Holly indicated that the writer who does this, deep down in side, thinks his or her main character is bland. "Too perfect, too pure, to good to get in there and get clobbered by the bad guys or fall down the stairs and come up with a good smart-a$$ comment when he lands." It's as if the writer is protecting the MC...from the bad things in the world, from the consequences that can happen if he or she is offensive or misunderstood.
In truth, the combined effects of all of the above is that the character is bland. Not interesting. Not memorable. Which is a crying shame!

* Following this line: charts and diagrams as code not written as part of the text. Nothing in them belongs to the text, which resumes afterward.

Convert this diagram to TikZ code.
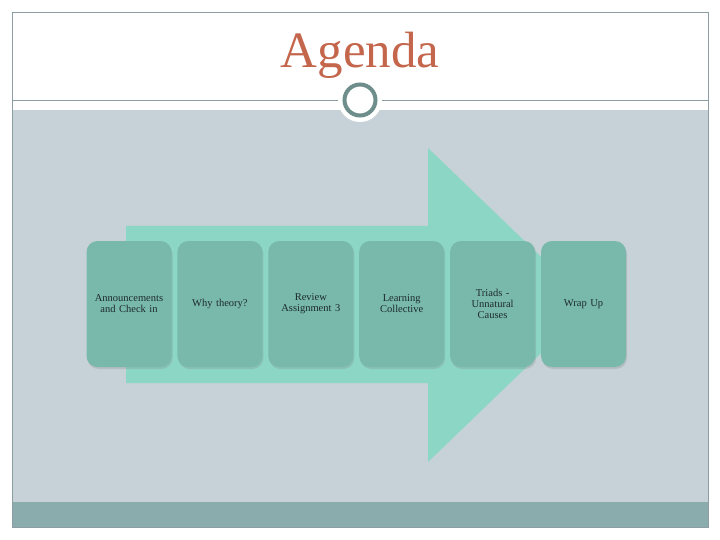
\documentclass[tikz,border=0pt]{standalone}
\usepackage{fontspec}
\setmainfont{Liberation Serif}
\usetikzlibrary{positioning, shadows}

\definecolor{framegray}{HTML}{8C9EA3}
\definecolor{bodygray}{HTML}{C6D2D8}
\definecolor{bandteal}{HTML}{8AACAC}
\definecolor{ringteal}{HTML}{6E8E8C}
\definecolor{titlerust}{HTML}{C4664C}
\definecolor{arrowmint}{HTML}{8CD6C6}
\definecolor{boxteal}{HTML}{78B9AC}
\definecolor{boxtext}{HTML}{1E2B2A}

\begin{document}
\begin{tikzpicture}[
        x=1pt, y=-1pt,
        node distance=5.5pt,
        title/.style={text=titlerust, font=\fontsize{51}{51}\selectfont, anchor=base, inner sep=0pt},
        block/.style={rectangle, fill=boxteal, rounded corners=11pt, minimum width=85pt, minimum height=126pt,
            inner sep=2pt, text width=78pt, align=center, text=boxtext, font=\fontsize{10.5}{11}\selectfont,
            drop shadow={opacity=0.25, shadow xshift=1pt, shadow yshift=-2pt}},
        ring/.style={draw=ringteal, line width=4pt, fill=white}
    ]
    \useasboundingbox (0,0) rectangle (720,540);

    % Slide background
    \fill[bodygray] (12,110) rectangle (708,502);
    \fill[bandteal] (12,502) rectangle (708,527);
    \draw[framegray, line width=0.8pt] (12,12) rectangle (708,527);
    \draw[framegray, line width=0.8pt] (12,100) -- (708,100);

    % Title with ring
    \node[title] (title) at (360,68) {Agenda};
    \fill[white] (360,100) circle (22);
    \node[ring, circle, minimum size=31pt, inner sep=0pt] (ring) at (360,100) {};

    % Big arrow behind the steps
    \fill[arrowmint] (126,226) -- (428,226) -- (428,148) -- (591,305) -- (428,462) -- (428,383) -- (126,383) -- cycle;

    % Steps
    \node[block] (announce) at (129,304) {Announcements\\ and Check in};
    \node[block, right=of announce] (theory) {Why theory?};
    \node[block, right=of theory] (review) {Review\\ Assignment 3};
    \node[block, right=of review] (learning) {Learning\\ Collective};
    \node[block, right=of learning] (triads) {Triads -\\ Unnatural\\ Causes};
    \node[block, right=of triads] (wrapup) {Wrap Up};

\end{tikzpicture}
\end{document}
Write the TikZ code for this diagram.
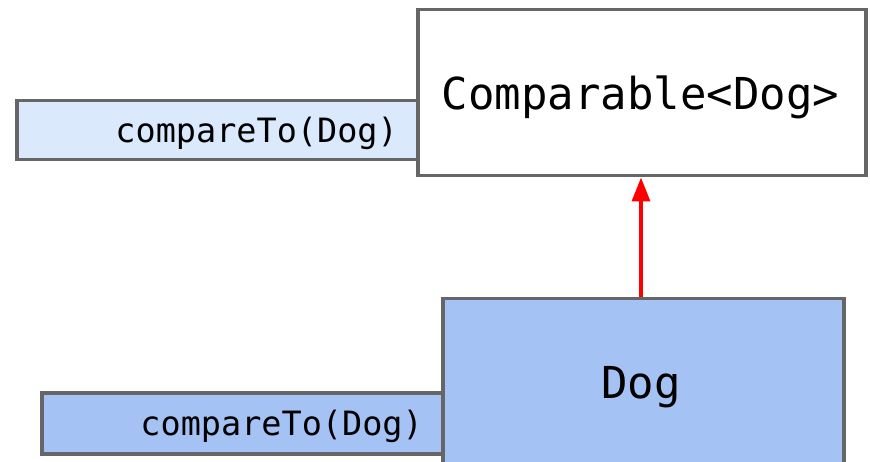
\documentclass[tikz,border=0pt]{standalone}
\usepackage{fontspec}
\setmonofont{DejaVu Sans Mono}
\usetikzlibrary{arrows.meta}
\definecolor{boxline}{HTML}{666666}
\definecolor{ifacefill}{HTML}{DAE9FC}
\definecolor{classfill}{HTML}{A4C2F4}
\tikzset{
  box/.style={draw=boxline, line width=3.5pt, rectangle, inner sep=0pt, anchor=north west},
  bigtext/.style={font=\ttfamily\fontsize{44}{50}\selectfont, inner sep=0pt, anchor=base},
  methodtext/.style={font=\ttfamily\fontsize{33.5}{38}\selectfont, inner sep=0pt, anchor=base east},
  implements/.style={draw=red, line width=3.5pt, -{Triangle[length=24pt,width=18pt]}}
}
\begin{document}
\begin{tikzpicture}[x=1pt,y=-1pt]
  \useasboundingbox (0,0) rectangle (870,462);
  \clip (0,0) rectangle (870,462);
  % method strips, tucked under their owner boxes
  \node[box, fill=ifacefill, minimum width=401pt, minimum height=59pt] (imethod) at (15,99) {};
  \node[box, fill=classfill, minimum width=401pt, minimum height=61pt] (cmethod) at (40,391) {};
  % interface and class boxes
  \node[box, fill=white, minimum width=448pt, minimum height=166pt] (iface) at (416,8) {};
  \node[box, fill=classfill, minimum width=401pt, minimum height=180pt] (dog) at (441,297) {};
  % labels
  \node[bigtext] (ifacelabel) at (640.5,110) {Comparable<Dog>};
  \node[bigtext] (doglabel) at (641,398) {Dog};
  \node[methodtext] (imethodlabel) at (398,143) {compareTo(Dog)};
  \node[methodtext] (cmethodlabel) at (423,435) {compareTo(Dog)};
  % implements arrow
  \draw[implements] (dog.north -| 641,0) -- (iface.south -| 641,0);
\end{tikzpicture}
\end{document}
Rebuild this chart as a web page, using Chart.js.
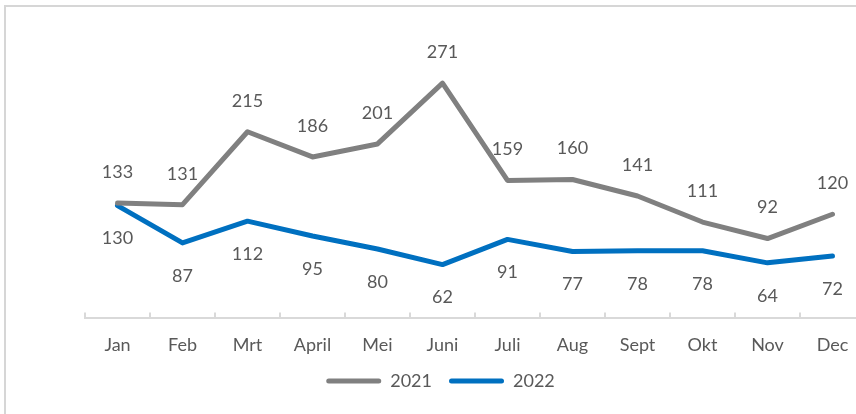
<!DOCTYPE html>
<html>
<head>
<meta charset="utf-8">
<script src="https://cdn.jsdelivr.net/npm/chart.js@4"></script>
<style>
  html, body { margin:0; padding:0; background:#fff; overflow:hidden; width:856px; height:414px; }
  #frame { position:absolute; left:4px; top:5px; width:900px; height:450px; border-left:2px solid #d6d6d6; border-top:2px solid #d6d6d6; }
  #c { position:absolute; left:0; top:0; }
</style>
</head>
<body>
<div id="frame"></div>
<canvas id="c" width="880" height="414"></canvas>
<script>
// ---------- DATA ----------
const months = ["Jan","Feb","Mrt","April","Mei","Juni","Juli","Aug","Sept","Okt","Nov","Dec"];
const sales2021 = [133,131,215,186,201,271,159,160,141,111,92,120];
const sales2022 = [130,87,112,95,80,62,91,77,78,78,64,72];

const TEXT = "#595959";
const FONT = "Lato, 'Open Sans', sans-serif";

// ---------- VALUE LABELS (above for 2021, below for 2022) ----------
const valueLabels = {
  id: "valueLabels",
  afterDatasetsDraw(chart){
    const ctx = chart.ctx;
    ctx.save();
    ctx.font = "18px " + FONT;
    ctx.fillStyle = TEXT;
    ctx.textAlign = "center";
    ctx.textBaseline = "middle";
    chart.data.datasets.forEach((ds, i) => {
      const meta = chart.getDatasetMeta(i);
      const off = i === 0 ? -31 : 33;
      meta.data.forEach((pt, j) => {
        ctx.fillText(String(ds.data[j]), pt.x, pt.y + off);
      });
    });
    ctx.restore();
  }
};

new Chart(document.getElementById("c"), {
  type: "line",
  data: {
    labels: months,
    datasets: [
      { label:"2021", data:sales2021, borderColor:"#808080", backgroundColor:"#808080",
        borderWidth:5, pointRadius:0, tension:0, borderJoinStyle:"round", borderCapStyle:"round" },
      { label:"2022", data:sales2022, borderColor:"#0070C0", backgroundColor:"#0070C0",
        borderWidth:5, pointRadius:0, tension:0, borderJoinStyle:"round", borderCapStyle:"round" }
    ]
  },
  options: {
    responsive:false,
    animation:false,
    layout:{ padding:{ left:16, right:15, top:58, bottom:14 } },
    scales:{
      x:{
        offset:true,
        grid:{ display:true, drawOnChartArea:false, offset:true, color:"#d9d9d9", lineWidth:2, tickLength:-6 },
        border:{ display:true, color:"#d9d9d9", width:2 },
        ticks:{ color:TEXT, font:{ family:FONT, size:18 }, padding:22, maxRotation:0, autoSkip:false },
        afterFit(scale){ scale.height -= 23; }
      },
      y:{
        display:true, min:0, max:300,
        grid:{ display:false }, border:{ display:false }, ticks:{ display:false },
        afterFit(scale){ scale.width = 69; }
      }
    },
    plugins:{
      tooltip:{ enabled:false },
      legend:{
        position:"bottom",
        labels:{
          color:TEXT, font:{ family:FONT, size:18 }, boxWidth:55, boxHeight:5, padding:17,
          generateLabels(chart){
            return chart.data.datasets.map((ds, i) => ({
              text: ds.label, fillStyle: ds.borderColor, strokeStyle: ds.borderColor,
              lineWidth: 0, borderRadius: 2.5, fontColor: TEXT, datasetIndex: i, hidden: false
            }));
          }
        }
      }
    }
  },
  plugins:[valueLabels]
});
</script>
</body>
</html>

If you had the chance to read my review of Stephen James' newest book, The Queen, you read that I think he's a master at giving his hero some weaknesses that are pretty powerful and threaten to overwhelm him as well as giving his villain a strength that almost--but now quite--puts him on par with being a normal, non-serial-killing crazy person.
When we put our character on such a high pedestal, we run the risk of not being able to write the very good scenes that show them falling off! When they aren't politically correct, when they lose their temper, when they get sarcastic and snarky, when their halo falls off. We are easier to give in to a secondary character doing these things, because they aren't on the page as longer and we feel a false sense of security that if the reader doesn't like them and their antics, they won't have to read about them very long.
Problem is, when we have fun with these secondary characters--let it loose and let it hang out--it throws are hero or heroine into sharp contrast and makes them appear very dull.
So, as Holly suggests, check your dialogue. Read it through and decide for yourself who you've given the best lines to. If it's not your MC, make some adjustments!
Q4U: Any of you out there have this problem like I did? What did you do to overcome your fear of letting the halo slip?